Kindly note not everyone mentioned is long lineage Lubavitch
And in the above names there is definitely marriage between tzugekumener and Rusishe Lubavitch!!!
WWMN
Kvt ltu
Majority of Gezhe don’t decline non-Gezhe shidduchim. Look at the Mazal Tov section on COL.
Those that do are like any other class including rich who only marry rich or good looks who only marry good looks. There are even BT professional who would only marry BT professional!
Being snobby doesn’t COME FROM being Gezhe (or rich, or handsome/beautiful).
It’s a personality trait and it can be found in a equal proportion throughout society.
On the flip side, having poor self-esteem and an inferiority complex isn’t reserved for the BT and “tzugekumene”. There are plenty of these in the Gezhe families as well.
The above complaint happens during a specific combination: when a low self esteem BT runs into a snobby Gezhe.
It happens the other way around too but then it’s clear to those involved that it’s a personality issue and not yichus.
Some decry that some gehze families would not deign to intermarry with a baal teshuvah family. But why a baal teshuvah family be saddened by that rejection is beyond me.
Either the gezhe family is no longer living up to the standards of their illustrious ancestors, and thus turn their nose up in a manner that the very ancestors in whom the gezhe family takes pride would find their discrimination distasteful, or they are living up to the “standards” of their “illustrious” ancestors who also had upturned noses. Either way, count yourselves lucky not to be intermarried with such families.
If the gezhe weren’t so cold and snobby to everyone else, it would be doable for those of us who gave up everything to come to Yiddishkeit.
I took out my pitchfork and was ready to rip this thing to shreds but there is a level of honesty and humility that if read all together is both interesting, and lightning and funny. Thank you very much to the author
Plenty of gezhe kids are on shlichus in the boondocks, plenty of gezhe kids can’t get shidduchim and plenty of non gezhe kids get excellent shidduchim and excellent shlichus
Some of my best friend are ‘Gezh’, I work with boys on a daily basis and have parents calling me in despair for advice on how to deal with their sons, shluchim calling me to come help, camps needing me YET all these people wouldn’t dare have their child marry a Bal Teshuva’s child. I am good enough for them to trust their sons chinuch or Chabad house in my hands but when it comes to marriege all of the sudden I am second class. I can understand why a new Bal Teshuva and a ffb wouldn’t match so well,… Read more »

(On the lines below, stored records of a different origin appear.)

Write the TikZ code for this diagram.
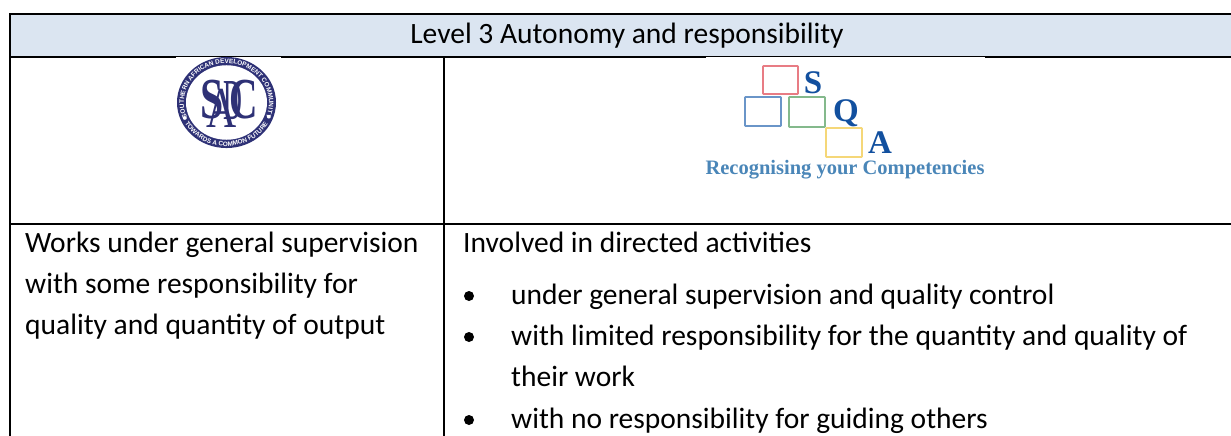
\documentclass[tikz,border=0pt]{standalone}
\usepackage{fontspec}
\setmainfont{Carlito}
\newfontfamily\logoserif{Liberation Serif}
\newfontfamily\logosans{Liberation Sans}
\usetikzlibrary{decorations.text}
\definecolor{headfill}{HTML}{DBE5F1}
\definecolor{navy}{HTML}{2E3176}
\definecolor{sqaletter}{HTML}{12509F}
\definecolor{sqacap}{HTML}{4A86B8}
\definecolor{sqared}{HTML}{E87C84}
\definecolor{sqablue}{HTML}{6A95C8}
\definecolor{sqagreen}{HTML}{84B98C}
\definecolor{sqayellow}{HTML}{F5D778}
\tikzset{
  rule/.style={draw=black,line width=2pt},
  celltext/.style={anchor=base west,inner sep=0pt,font=\fontsize{29.5}{29.5}\selectfont,text=black},
  bulletdot/.style={circle,fill=black,inner sep=0pt,minimum size=10pt},
  sqabox/.style={draw,line width=1.8pt,rounded corners=0.6pt},
  sqaglyph/.style={inner sep=0pt,anchor=base,text=sqaletter,font=\logoserif\bfseries\fontsize{33}{33}\selectfont},
  sadcglyph/.style={inner sep=0pt,text=navy,font=\logoserif\bfseries\fontsize{58}{58}\selectfont},
  sadcthin/.style={inner sep=0pt,text=navy,font=\logoserif\fontsize{58}{58}\selectfont},
}
\begin{document}
\begin{tikzpicture}[x=1pt,y=-1pt]
\useasboundingbox (0,0) rectangle (1231,436);
\fill[white] (0,0) rectangle (1231,436);
\fill[headfill] (10,14) rectangle (1231,57);
\draw[rule] (9,14) -- (1231,14);
\draw[rule] (10,14) -- (10,436);
\draw[rule] (10,57) -- (1231,57);
\draw[rule] (444,57) -- (444,436);
\draw[rule] (10,224) -- (1231,224);
% image edges clip header rule
\fill[white] (706,57.2) rectangle (985,58.2);
\fill[white] (176,57.2) rectangle (281,58.2);
% header
\node[celltext,anchor=base] (head) at (627,44) {Level 3 Autonomy and responsibility};
% left cell
\node[celltext] (l1) at (25,252) {Works under general supervision};
\node[celltext] (l2) at (25,293) {with some responsibility for};
\node[celltext] (l3) at (25,334) {quality and quantity of output};
% right cell
\node[celltext] (r0) at (463,252) {Involved in directed activities};
\node[celltext] (r1) at (511,304) {under general supervision and quality control};
\node[celltext] (r2) at (511,345) {with limited responsibility for the quantity and quality of};
\node[celltext] (r3) at (511,386) {their work};
\node[celltext] (r4) at (511,428) {with no responsibility for guiding others};
\node[bulletdot] (b1) at (469,296) {};
\node[bulletdot] (b2) at (469,337) {};
\node[bulletdot] (b3) at (469,420) {};
% SADC logo
\begin{scope}[shift={(226.5,102.5)},x=1pt,y=.92pt]
  \fill[navy] (0,0) circle (49.5);
  \fill[white] (0,0) circle (40.5);
  \path[decorate,decoration={text along path,text color=white,text align=center,
    text={|\logosans\bfseries\fontsize{6.4}{6.4}\selectfont|SOUTHERN AFRICAN DEVELOPMENT COMMUNITY}}]
    (205:42.5) arc (205:-25:42.5);
  \path[decorate,decoration={text along path,text color=white,text align=center,
    text={|\logosans\bfseries\fontsize{6.4}{6.4}\selectfont|TOWARDS A COMMON FUTURE}}]
    (-155:47.5) arc (-155:-25:47.5);
  \fill[white] (202:45) circle (2) (-20:45) circle (2);
  \node[sadcglyph,xscale=.72] (sS) at (-14,3) {S};
  \node[sadcthin,xscale=.72] (sA) at (-5,-6) {A};
  \node[sadcthin,xscale=.45] (sD) at (6,2) {D};
  \node[sadcglyph,xscale=.68] (sC) at (17,3) {C};
\end{scope}
% SQA logo
\draw[sqabox,draw=sqared] (763,66) rectangle (798,94);
\draw[sqabox,draw=sqablue] (745,97) rectangle (781,126);
\draw[sqabox,draw=sqagreen] (789,97) rectangle (825,127);
\draw[sqabox,draw=sqayellow] (826,128) rectangle (862,157);
\node[sqaglyph] (qs) at (813,93) {S};
\node[sqaglyph] (qq) at (846,121) {Q};
\node[sqaglyph] (qa) at (880,153) {A};
\node[inner sep=0pt,anchor=base,text=sqacap,font=\logoserif\bfseries\fontsize{20.5}{20.5}\selectfont] (cap) at (845,174) {Recognising your Competencies};
\end{tikzpicture}
\end{document}
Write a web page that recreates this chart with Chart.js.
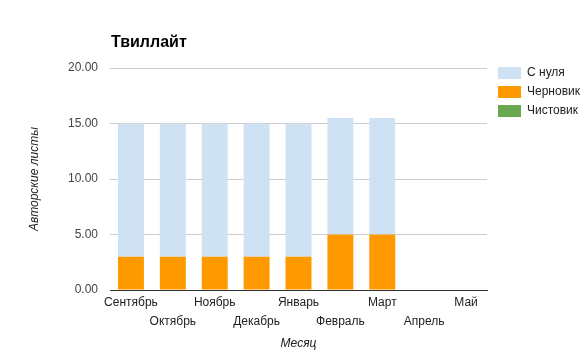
<!DOCTYPE html>
<html>
<head>
<meta charset="utf-8">
<script src="https://cdn.jsdelivr.net/npm/chart.js@4"></script>
<style>
html,body{margin:0;padding:0;background:#fff;}
#wrap{width:585px;height:355px;position:relative;}
</style>
</head>
<body>
<div id="wrap"><canvas id="c" width="585" height="355"></canvas></div>
<script>
const categories = ['Сентябрь','Октябрь','Ноябрь','Декабрь','Январь','Февраль','Март','Апрель','Май'];
const fromScratch = [12, 12, 12, 12, 12, 10.5, 10.5, 0, 0];
const draft = [3, 3, 3, 3, 3, 5, 5, 0, 0];
const clean = [0, 0, 0, 0, 0, 0, 0, 0, 0];
const yTicks = [0, 5, 10, 15, 20];
const chartTitle = 'Твиллайт';
const yTitle = 'Авторские листы';
const xTitle = 'Месяц';

const FONT = '"Liberation Sans", Arial, sans-serif';
Chart.defaults.font.family = FONT;
Chart.defaults.font.size = 12;
Chart.defaults.color = '#444';

const layoutPlugin = {
  id: 'layoutTweaks',
  beforeUpdate(chart) {
    const lg = chart.legend;
    if (lg && !lg._wrapped) {
      const f = lg.fit.bind(lg);
      lg.fit = function () { f(); this.width = 98; };
      lg._wrapped = true;
    }
  },
  afterLayout(chart) {
    const lg = chart.legend;
    if (lg) {
      const w = lg.right - lg.left;
      lg.left = 491; lg.right = lg.left + w;
      const h = lg.bottom - lg.top;
      lg.top = 60; lg.bottom = lg.top + h;
    }
  },
  afterDraw(chart) {
    const ctx = chart.ctx;
    ctx.save();
    ctx.font = 'bold 16px ' + FONT;
    ctx.fillStyle = '#000';
    ctx.textBaseline = 'alphabetic';
    ctx.textAlign = 'left';
    ctx.fillText(chartTitle, chart.chartArea.left + 1, 47);
    ctx.restore();
  }
};

new Chart(document.getElementById('c'), {
  type: 'bar',
  data: {
    labels: categories.map((c, i) => i % 2 === 1 ? ['', c] : [c]),
    datasets: [
      { label: 'С нуля', data: fromScratch, backgroundColor: '#cfe2f3', order: 2 },
      { label: 'Черновик', data: draft, backgroundColor: '#ff9900', order: 1 },
      { label: 'Чистовик', data: clean, backgroundColor: '#6aa84f', order: 3 }
    ].map(d => Object.assign(d, { stack: 's', barPercentage: 0.62, categoryPercentage: 1.0, borderWidth: 0 }))
  },
  options: {
    responsive: false,
    animation: false,
    layout: { padding: { top: 68, left: 10, right: 0, bottom: 4 } },
    plugins: {
      legend: {
        position: 'right',
        align: 'start',
        labels: {
          boxWidth: 23, boxHeight: 12, padding: 7,
          color: '#222', font: { size: 12 },
          sort: (a, b) => a.datasetIndex - b.datasetIndex
        }
      },
      title: { display: false },
      tooltip: { enabled: false }
    },
    scales: {
      x: {
        stacked: true,
        grid: { display: false, drawTicks: false },
        border: { color: '#333', width: 1 },
        ticks: { maxRotation: 0, autoSkip: false, color: '#222', padding: 3, font: { size: 12, lineHeight: 1.6 } },
        title: { display: true, text: xTitle, font: { style: 'italic', size: 12 }, color: '#222', padding: { top: 4, bottom: 0 } },
        afterFit(s) { s.height = 61; }
      },
      y: {
        stacked: true,
        min: 0, max: 20,
        afterBuildTicks(s) { s.ticks = yTicks.map(v => ({ value: v })); },
        grid: { color: '#cccccc', drawTicks: false },
        border: { display: false },
        ticks: { padding: 12, color: '#444', callback: v => Number(v).toFixed(2) },
        title: { display: true, text: yTitle, font: { style: 'italic', size: 12 }, color: '#222', padding: { top: 17, bottom: 0 } },
        afterFit(s) { s.width = 100; }
      }
    }
  },
  plugins: [layoutPlugin]
});
</script>
</body>
</html>
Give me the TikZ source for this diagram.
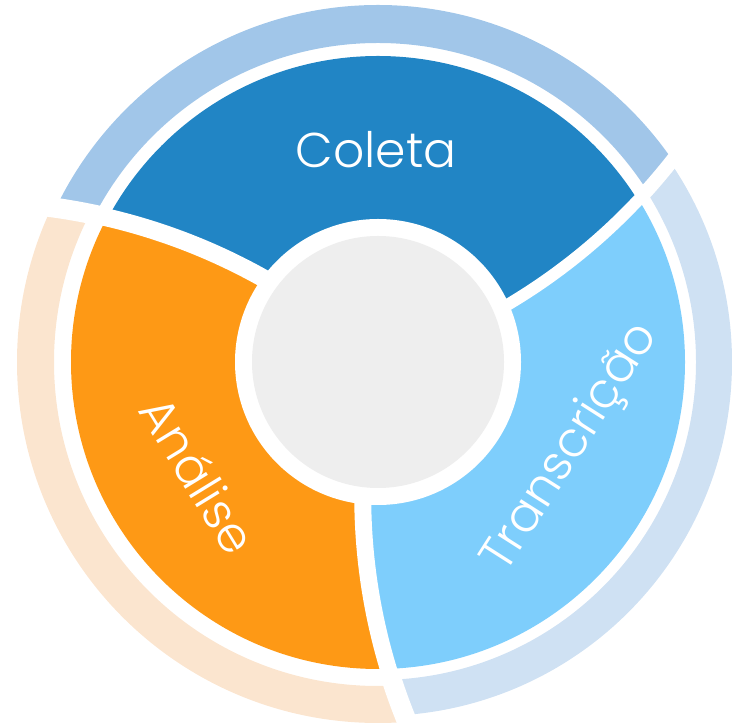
\documentclass[tikz,border=0pt]{standalone}
\usepackage{fontspec}
\newfontfamily\lblfont{Poppins Light}
\usetikzlibrary{calc}
\definecolor{cColeta}{HTML}{2185C5}
\definecolor{cTrans}{HTML}{7ECEFC}
\definecolor{cAnal}{HTML}{FE9915}
\definecolor{rColeta}{HTML}{A1C6E9}
\definecolor{rTrans}{HTML}{CFE1F3}
\definecolor{rAnal}{HTML}{FBE5CF}
\definecolor{cGray}{HTML}{EEEEEE}
% wedge between gap circle centred at angle #1 and gap circle centred at angle #2
\newcommand\mywedge[2]{(C) arc[start angle={#1+180}, delta angle=41, radius=596]
  arc[start angle={#1-69.5}, end angle={#2-69.5}, radius=417.5]
  arc[start angle={#2+221}, delta angle=-41, radius=596] -- cycle}
\newcommand\mygap[3]{%
  \draw[white, line width=#2] (C) arc[start angle={#1+180}, delta angle=41, radius=596];
  \draw[white, line width=#3] ($(C)+({#1-74.73}:314)$) arc[start angle={#1+210.55}, delta angle=10.45, radius=596];}
\begin{document}
\begin{tikzpicture}[x=1bp,y=1bp,
  lbl/.style={font=\lblfont\fontsize{49}{53}\selectfont, text=white, inner sep=0pt}]
\useasboundingbox (0,0) rectangle (732,725);
\coordinate (C) at (378,363);
% Coleta
\begin{scope}
  \clip \mywedge{107}{227};
  \fill[rColeta, even odd rule] (C) circle[radius=357] (C) circle[radius=319];
  \fill[cColeta] (C) circle[radius=306];
\end{scope}
% Analise
\begin{scope}
  \clip \mywedge{227}{347};
  \fill[rAnal, even odd rule] (C) circle[radius=361] (C) circle[radius=324];
  \fill[cAnal] (C) circle[radius=307];
\end{scope}
% Transcricao
\begin{scope}
  \clip \mywedge{347}{467};
  \fill[rTrans, even odd rule] (C) circle[radius=354] (C) circle[radius=318];
  \fill[cTrans] (C) circle[radius=307];
\end{scope}
% gaps
\mygap{107}{12}{14}
\mygap{227}{18}{20}
\mygap{347}{17}{20}
% centre
\fill[white] (C) circle[radius=143];
\fill[cGray] (C) circle[radius=126];
% labels
\node[lbl] (coleta) at ($(C)+(90.5:212)$) {Coleta};
\node[lbl, rotate=-58.5] (analise) at ($(C)+(212.2:212)$) {Análise};
\node[lbl, rotate=57.5] (transcricao) at ($(C)+(-24:212)$) {Transcrição};
\end{tikzpicture}
\end{document}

It’s no secret that Chabad brand families won’t even look at Bal Teshuva’s CHILDREN when it comes to shidduchim…. can you explain that?!? They are good enough to be your children’s counselors,Mashpios and teachers but when it comes to marrying your child- No sorry we don’t know your grandfather and won’t even look at the resume since it isn’t a last name that has been around for years. Chabad has sadly become a pyramid of social classes that don’t mix with the next. How are you comfortable telling the Rebbe “yes we make Bal Teshuvas and they have beautiful big… Read more »
Thank you!
Ever! YK Rabbi Posner, can’t wait for your next one.
Really happy that these thought are being put out there.
I’m happy that the topic was raised and to hear your view on it.